- Dataset entries
--*--

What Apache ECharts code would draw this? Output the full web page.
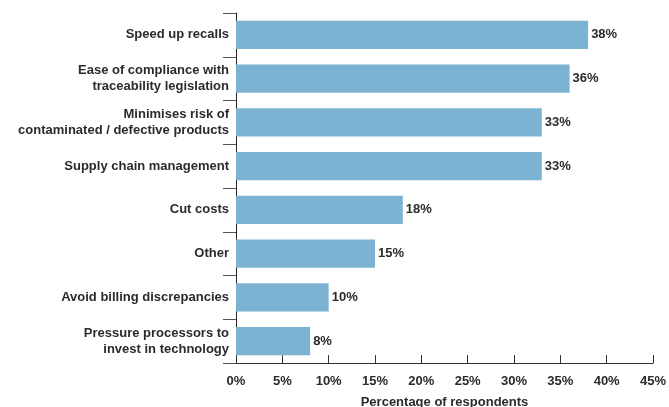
<!DOCTYPE html>
<html>
<head>
<meta charset="utf-8">
<script src="https://cdn.jsdelivr.net/npm/echarts@6/dist/echarts.min.js"></script>
<style>
  html, body { margin: 0; padding: 0; background: #fff; }
  #chart { width: 669px; height: 407px; }
</style>
</head>
<body>
<div id="chart"></div>
<script>
// Reasons for adopting traceability, share of respondents (%)
const categories = [
  'Speed up recalls',
  'Ease of compliance with\ntraceability legislation',
  'Minimises risk of\ncontaminated / defective products',
  'Supply chain management',
  'Cut costs',
  'Other',
  'Avoid billing discrepancies',
  'Pressure processors to\ninvest in technology'
];
const values = [38, 36, 33, 33, 18, 15, 10, 8];
const xTicks = [0, 5, 10, 15, 20, 25, 30, 35, 40, 45];
const axisTitle = 'Percentage of respondents';

const FONT = '"Liberation Sans", Arial, Helvetica, sans-serif';
const TEXT = '#2b2b2b';

const chart = echarts.init(document.getElementById('chart'), null, { renderer: 'canvas' });
chart.setOption({
  animation: false,
  grid: {
    left: 236, top: 13, right: 16, bottom: 44,
    containLabel: false,
    outerBoundsMode: 'none'   // keep the plot box fixed; the axis title may touch the edge
  },
  xAxis: {
    type: 'value',
    min: xTicks[0],
    max: xTicks[xTicks.length - 1],
    interval: xTicks[1] - xTicks[0],
    name: axisTitle,
    nameLocation: 'middle',
    nameGap: 33,
    nameTextStyle: { fontFamily: FONT, fontWeight: 'bold', fontSize: 13, color: TEXT },
    axisLine: { show: true, lineStyle: { color: '#333', width: 1 } },
    axisTick: { show: true, inside: true, length: 8, lineStyle: { color: '#333' } },
    splitLine: { show: false },
    axisLabel: {
      margin: 12,
      fontFamily: FONT, fontWeight: 'bold', fontSize: 13, color: TEXT,
      formatter: v => v + '%'
    }
  },
  yAxis: {
    type: 'category',
    data: categories,
    inverse: true,
    axisLine: { show: true, lineStyle: { color: '#222', width: 1 } },
    axisTick: { show: true, inside: false, length: 13, alignWithLabel: false, lineStyle: { color: '#555' } },
    axisLabel: {
      margin: 7,
      fontFamily: FONT, fontWeight: 'bold', fontSize: 13, color: TEXT,
      lineHeight: 16, align: 'right'
    }
  },
  series: [{
    type: 'bar',
    data: values,
    barCategoryGap: '35%',
    itemStyle: { color: '#7db3d2' },
    label: {
      show: true,
      position: 'right',
      distance: 3,
      fontFamily: FONT, fontWeight: 'bold', fontSize: 13, color: TEXT,
      formatter: p => p.value + '%'
    }
  }]
});
</script>
</body>
</html>
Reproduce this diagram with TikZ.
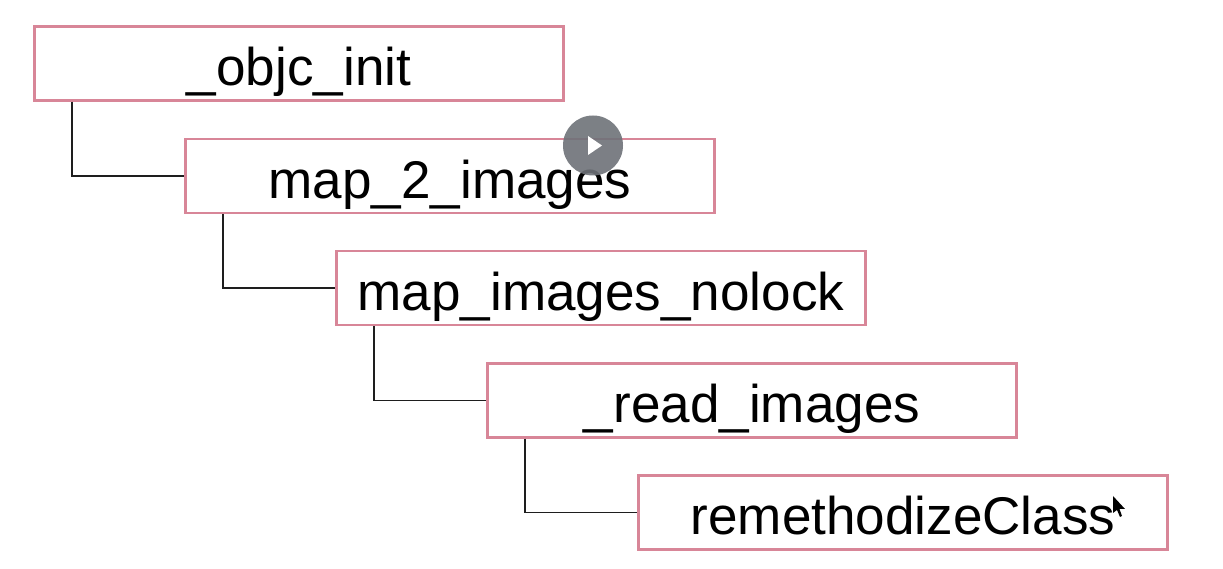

--*--

- SET EXERCISE
The records above must be echoed exactly, minus their pictures.

- WRITTEN ANSWER
What Apache ECharts code would draw this? Output the full web page.
<!DOCTYPE html>
<html>
<head>
<meta charset="utf-8">
<script src="https://cdn.jsdelivr.net/npm/echarts@6/dist/echarts.min.js"></script>
<style>
  html, body { margin: 0; padding: 0; background: #fff; }
  #chart { width: 669px; height: 407px; }
</style>
</head>
<body>
<div id="chart"></div>
<script>
// Reasons for adopting traceability, share of respondents (%)
const categories = [
  'Speed up recalls',
  'Ease of compliance with\ntraceability legislation',
  'Minimises risk of\ncontaminated / defective products',
  'Supply chain management',
  'Cut costs',
  'Other',
  'Avoid billing discrepancies',
  'Pressure processors to\ninvest in technology'
];
const values = [38, 36, 33, 33, 18, 15, 10, 8];
const xTicks = [0, 5, 10, 15, 20, 25, 30, 35, 40, 45];
const axisTitle = 'Percentage of respondents';

const FONT = '"Liberation Sans", Arial, Helvetica, sans-serif';
const TEXT = '#2b2b2b';

const chart = echarts.init(document.getElementById('chart'), null, { renderer: 'canvas' });
chart.setOption({
  animation: false,
  grid: {
    left: 236, top: 13, right: 16, bottom: 44,
    containLabel: false,
    outerBoundsMode: 'none'   // keep the plot box fixed; the axis title may touch the edge
  },
  xAxis: {
    type: 'value',
    min: xTicks[0],
    max: xTicks[xTicks.length - 1],
    interval: xTicks[1] - xTicks[0],
    name: axisTitle,
    nameLocation: 'middle',
    nameGap: 33,
    nameTextStyle: { fontFamily: FONT, fontWeight: 'bold', fontSize: 13, color: TEXT },
    axisLine: { show: true, lineStyle: { color: '#333', width: 1 } },
    axisTick: { show: true, inside: true, length: 8, lineStyle: { color: '#333' } },
    splitLine: { show: false },
    axisLabel: {
      margin: 12,
      fontFamily: FONT, fontWeight: 'bold', fontSize: 13, color: TEXT,
      formatter: v => v + '%'
    }
  },
  yAxis: {
    type: 'category',
    data: categories,
    inverse: true,
    axisLine: { show: true, lineStyle: { color: '#222', width: 1 } },
    axisTick: { show: true, inside: false, length: 13, alignWithLabel: false, lineStyle: { color: '#555' } },
    axisLabel: {
      margin: 7,
      fontFamily: FONT, fontWeight: 'bold', fontSize: 13, color: TEXT,
      lineHeight: 16, align: 'right'
    }
  },
  series: [{
    type: 'bar',
    data: values,
    barCategoryGap: '35%',
    itemStyle: { color: '#7db3d2' },
    label: {
      show: true,
      position: 'right',
      distance: 3,
      fontFamily: FONT, fontWeight: 'bold', fontSize: 13, color: TEXT,
      formatter: p => p.value + '%'
    }
  }]
});
</script>
</body>
</html>
Reproduce this diagram with TikZ.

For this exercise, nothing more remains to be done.